[Figure scripts]
────────────────────────────────────────

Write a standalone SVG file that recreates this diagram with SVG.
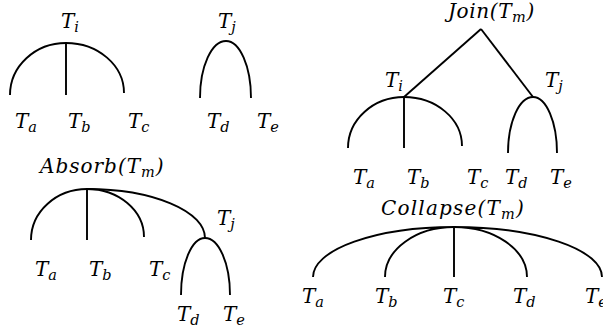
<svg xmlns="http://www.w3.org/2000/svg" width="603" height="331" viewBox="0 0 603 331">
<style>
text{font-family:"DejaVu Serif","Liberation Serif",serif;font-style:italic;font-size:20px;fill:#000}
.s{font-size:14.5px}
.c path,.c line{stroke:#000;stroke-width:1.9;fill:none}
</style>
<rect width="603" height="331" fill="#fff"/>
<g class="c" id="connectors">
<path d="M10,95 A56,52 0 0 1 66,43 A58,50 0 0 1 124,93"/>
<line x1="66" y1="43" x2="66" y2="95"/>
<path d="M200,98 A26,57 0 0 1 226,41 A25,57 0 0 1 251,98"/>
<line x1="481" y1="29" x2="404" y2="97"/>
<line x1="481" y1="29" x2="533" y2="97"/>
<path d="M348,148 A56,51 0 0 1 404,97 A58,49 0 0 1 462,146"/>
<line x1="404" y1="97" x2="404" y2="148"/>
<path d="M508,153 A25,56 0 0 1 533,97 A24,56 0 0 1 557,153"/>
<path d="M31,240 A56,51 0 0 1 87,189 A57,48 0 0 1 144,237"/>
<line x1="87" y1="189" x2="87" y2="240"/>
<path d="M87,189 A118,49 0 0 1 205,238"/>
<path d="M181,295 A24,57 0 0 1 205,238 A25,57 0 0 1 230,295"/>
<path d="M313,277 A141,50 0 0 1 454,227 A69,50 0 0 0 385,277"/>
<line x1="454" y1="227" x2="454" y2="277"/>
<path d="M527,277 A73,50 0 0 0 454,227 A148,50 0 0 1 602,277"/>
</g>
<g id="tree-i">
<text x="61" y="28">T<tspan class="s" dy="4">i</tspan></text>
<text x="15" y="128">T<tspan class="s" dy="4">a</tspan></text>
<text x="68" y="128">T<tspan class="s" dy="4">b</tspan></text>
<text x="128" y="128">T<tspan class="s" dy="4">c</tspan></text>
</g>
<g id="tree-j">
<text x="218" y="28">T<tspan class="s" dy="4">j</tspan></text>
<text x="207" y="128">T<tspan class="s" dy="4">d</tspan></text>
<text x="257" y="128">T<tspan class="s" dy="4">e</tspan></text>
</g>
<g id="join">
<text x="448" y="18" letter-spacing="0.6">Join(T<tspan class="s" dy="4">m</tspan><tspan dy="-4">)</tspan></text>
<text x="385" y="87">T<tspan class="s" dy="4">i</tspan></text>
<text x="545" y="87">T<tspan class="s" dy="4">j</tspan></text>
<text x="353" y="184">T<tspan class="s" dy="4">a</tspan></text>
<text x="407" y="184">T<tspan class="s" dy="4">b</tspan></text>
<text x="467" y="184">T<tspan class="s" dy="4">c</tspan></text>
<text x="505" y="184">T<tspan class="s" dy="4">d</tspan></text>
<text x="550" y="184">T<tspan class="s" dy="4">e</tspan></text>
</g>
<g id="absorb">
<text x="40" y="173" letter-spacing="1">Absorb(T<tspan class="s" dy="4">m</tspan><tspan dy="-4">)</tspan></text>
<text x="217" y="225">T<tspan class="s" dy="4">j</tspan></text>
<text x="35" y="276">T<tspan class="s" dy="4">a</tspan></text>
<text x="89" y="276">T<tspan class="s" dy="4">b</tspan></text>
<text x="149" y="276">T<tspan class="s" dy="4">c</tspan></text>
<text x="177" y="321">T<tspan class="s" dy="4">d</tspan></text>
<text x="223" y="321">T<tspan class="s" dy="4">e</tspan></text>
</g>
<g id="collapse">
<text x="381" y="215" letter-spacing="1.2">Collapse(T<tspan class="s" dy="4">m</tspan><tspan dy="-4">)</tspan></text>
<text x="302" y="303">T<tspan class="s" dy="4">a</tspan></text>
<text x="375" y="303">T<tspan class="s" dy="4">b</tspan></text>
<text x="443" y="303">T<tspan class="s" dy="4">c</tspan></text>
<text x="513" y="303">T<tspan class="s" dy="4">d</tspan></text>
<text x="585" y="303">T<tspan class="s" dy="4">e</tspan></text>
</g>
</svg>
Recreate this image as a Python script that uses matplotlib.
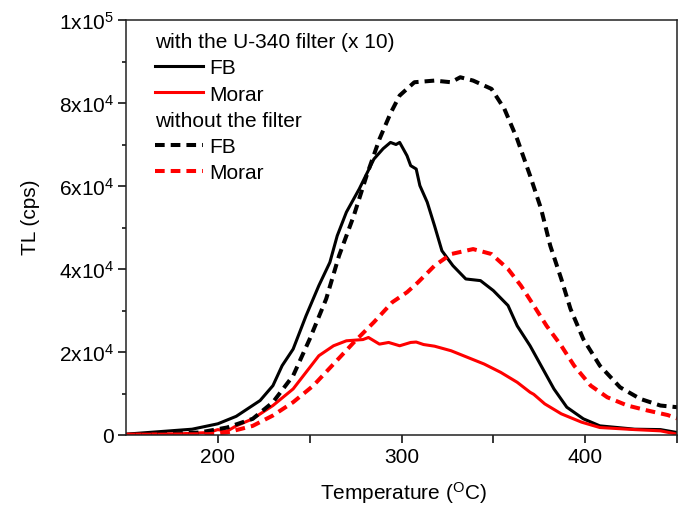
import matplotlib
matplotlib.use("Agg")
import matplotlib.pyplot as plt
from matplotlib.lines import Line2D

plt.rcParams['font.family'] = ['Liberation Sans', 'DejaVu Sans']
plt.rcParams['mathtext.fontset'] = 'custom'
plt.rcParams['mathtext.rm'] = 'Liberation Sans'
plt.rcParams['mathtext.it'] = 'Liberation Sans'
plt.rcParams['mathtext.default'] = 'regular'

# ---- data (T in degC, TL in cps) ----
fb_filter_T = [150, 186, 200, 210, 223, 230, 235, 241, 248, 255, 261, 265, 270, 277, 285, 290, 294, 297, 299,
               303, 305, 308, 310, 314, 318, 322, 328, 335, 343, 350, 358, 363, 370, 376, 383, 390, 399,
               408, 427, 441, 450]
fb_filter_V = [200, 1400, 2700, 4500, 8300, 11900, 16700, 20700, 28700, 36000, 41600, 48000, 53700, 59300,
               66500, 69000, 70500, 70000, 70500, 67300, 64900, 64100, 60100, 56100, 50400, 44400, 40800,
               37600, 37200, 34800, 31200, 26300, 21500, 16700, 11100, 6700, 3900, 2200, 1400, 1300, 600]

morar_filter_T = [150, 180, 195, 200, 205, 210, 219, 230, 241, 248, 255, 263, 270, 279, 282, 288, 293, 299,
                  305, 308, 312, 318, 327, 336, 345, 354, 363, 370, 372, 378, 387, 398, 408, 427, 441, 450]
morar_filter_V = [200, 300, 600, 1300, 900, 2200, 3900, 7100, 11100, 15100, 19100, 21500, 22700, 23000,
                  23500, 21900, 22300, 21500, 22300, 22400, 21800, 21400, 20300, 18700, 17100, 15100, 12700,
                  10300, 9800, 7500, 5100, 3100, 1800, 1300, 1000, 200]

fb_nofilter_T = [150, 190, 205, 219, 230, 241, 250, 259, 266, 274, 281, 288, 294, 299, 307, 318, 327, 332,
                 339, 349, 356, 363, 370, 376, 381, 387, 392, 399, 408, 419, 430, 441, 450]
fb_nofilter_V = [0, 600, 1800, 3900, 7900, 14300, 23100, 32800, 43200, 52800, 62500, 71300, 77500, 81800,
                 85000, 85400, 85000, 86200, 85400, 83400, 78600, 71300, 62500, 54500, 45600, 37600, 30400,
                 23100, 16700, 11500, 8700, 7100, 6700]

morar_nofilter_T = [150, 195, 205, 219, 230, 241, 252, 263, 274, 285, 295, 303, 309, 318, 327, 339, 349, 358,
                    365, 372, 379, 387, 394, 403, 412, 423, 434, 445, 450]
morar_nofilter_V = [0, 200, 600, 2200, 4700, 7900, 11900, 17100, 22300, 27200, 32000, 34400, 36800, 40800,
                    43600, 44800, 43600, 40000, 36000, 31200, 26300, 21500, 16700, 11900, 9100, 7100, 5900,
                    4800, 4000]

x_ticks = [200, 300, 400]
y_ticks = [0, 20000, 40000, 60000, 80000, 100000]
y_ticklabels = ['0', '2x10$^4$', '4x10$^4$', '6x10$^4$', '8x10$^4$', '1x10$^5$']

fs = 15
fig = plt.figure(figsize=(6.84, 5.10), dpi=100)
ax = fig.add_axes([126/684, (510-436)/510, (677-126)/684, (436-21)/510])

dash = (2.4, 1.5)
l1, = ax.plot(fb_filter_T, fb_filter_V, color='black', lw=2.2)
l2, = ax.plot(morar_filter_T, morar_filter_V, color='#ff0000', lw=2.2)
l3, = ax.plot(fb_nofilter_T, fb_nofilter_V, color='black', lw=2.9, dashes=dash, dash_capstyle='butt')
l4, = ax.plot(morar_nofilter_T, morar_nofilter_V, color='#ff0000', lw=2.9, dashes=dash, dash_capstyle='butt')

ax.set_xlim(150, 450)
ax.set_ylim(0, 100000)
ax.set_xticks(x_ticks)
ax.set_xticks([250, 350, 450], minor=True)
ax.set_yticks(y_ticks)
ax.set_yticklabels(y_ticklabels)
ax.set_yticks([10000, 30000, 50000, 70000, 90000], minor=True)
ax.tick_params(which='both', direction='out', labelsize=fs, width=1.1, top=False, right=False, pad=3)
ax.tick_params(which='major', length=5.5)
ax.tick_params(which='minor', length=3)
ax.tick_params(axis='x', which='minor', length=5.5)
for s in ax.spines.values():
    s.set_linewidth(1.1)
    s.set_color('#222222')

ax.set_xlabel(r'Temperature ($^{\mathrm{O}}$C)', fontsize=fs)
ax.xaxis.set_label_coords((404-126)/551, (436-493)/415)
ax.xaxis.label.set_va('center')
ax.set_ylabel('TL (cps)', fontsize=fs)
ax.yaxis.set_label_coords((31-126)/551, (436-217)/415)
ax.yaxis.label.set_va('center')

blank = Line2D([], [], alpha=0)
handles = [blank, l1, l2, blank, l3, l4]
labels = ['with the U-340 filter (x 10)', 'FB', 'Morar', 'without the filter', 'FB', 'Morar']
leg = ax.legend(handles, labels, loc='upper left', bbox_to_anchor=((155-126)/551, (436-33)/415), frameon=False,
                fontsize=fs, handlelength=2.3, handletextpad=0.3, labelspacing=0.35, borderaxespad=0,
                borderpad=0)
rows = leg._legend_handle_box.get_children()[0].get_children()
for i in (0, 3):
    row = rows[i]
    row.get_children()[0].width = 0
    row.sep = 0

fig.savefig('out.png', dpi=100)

────────────────────────────────────────

• [Problem] Search the data for the string "that" and copy each line where it appears.

• [Response]
Write a standalone SVG file that recreates this diagram with SVG.
Recreate this image as a Python script that uses matplotlib.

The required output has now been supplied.